Chicago Tribune: Uptown Theatre: 100 years of glory and decay

Uptown Theatre Interior, 1924, Rapp & Rapp, 4816 North Broadway, Photo Credit: Chicago Tribune Historic Photo

“Before the Uptown Theatre opened its doors to the public on Aug. 18, 1925, advertisements in the Chicago Daily Tribune overflowed with hype for the city’s newest and biggest movie palace.

“‘It will hush and thrill you,’ one ad promised. ‘It throbs with beauty.’

“It is one of the great art buildings of the world,’ the Uptown’s owners, Balaban & Katz, asserted in another ad. ‘You have never seen such dignified luxury, such exquisite elegance as lives in its towering pillars, its mountainous ceilings, glowing colors, stately promenades, lounges, cosmetic rooms and smoking rooms.’ The grand opening was touted as ‘an event you will remember all your life.’

“It wasn’t mere hyperbole. This was one of the largest and most elaborately decorated movie theaters ever constructed.

“The morning after the Uptown opened at 4816 N. Broadway, a Tribune movie critic reported that the 4,320-seat Uptown was even grander than downtown’s 3,861-seat Chicago Theatre, which Balaban & Katz had opened four years earlier.

“‘It’s a splendiferous palace of a place — the Chicago’s dressy sister,’ wrote Mae Tinée (a jokey pseudonym used at the time by Tribune critics). ‘Don’t ask me about the architecture because I don’t know anything about architecture. But I do know that Sister Uptown … is lavish of space, decoration and comfort, is sumptuously furnished and is beautifully and softly lighted inside.’

“The North Side’s Uptown neighborhood held a festival to celebrate. Bands played on street corners, trapeze artists twirled overhead, and a daredevil set himself on fire before diving into a pool of water.
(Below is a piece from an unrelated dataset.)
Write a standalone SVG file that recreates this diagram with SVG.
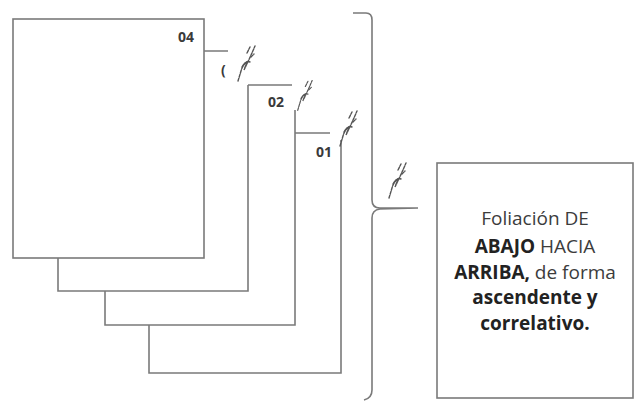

Over six days, more than 500,000 people flocked to the streets around Broadway and Lawrence Avenue, according to the Tribune. (Another publication pegged the attendance at 750,000.) Those crowds included an estimated 150,000 people who went inside the movie palace that week.

“Balaban & Katz, a chain owned by two families from Chicago’s West Side, had been building bigger and bigger theaters as Americans spent an increasing amount of their leisure time at the movies. After constructing the Central Park Theatre on the West Side in 1917, B&K had opened the Riviera on the North Side, the Tivoli on the South Side and the Chicago Theatre in the Loop.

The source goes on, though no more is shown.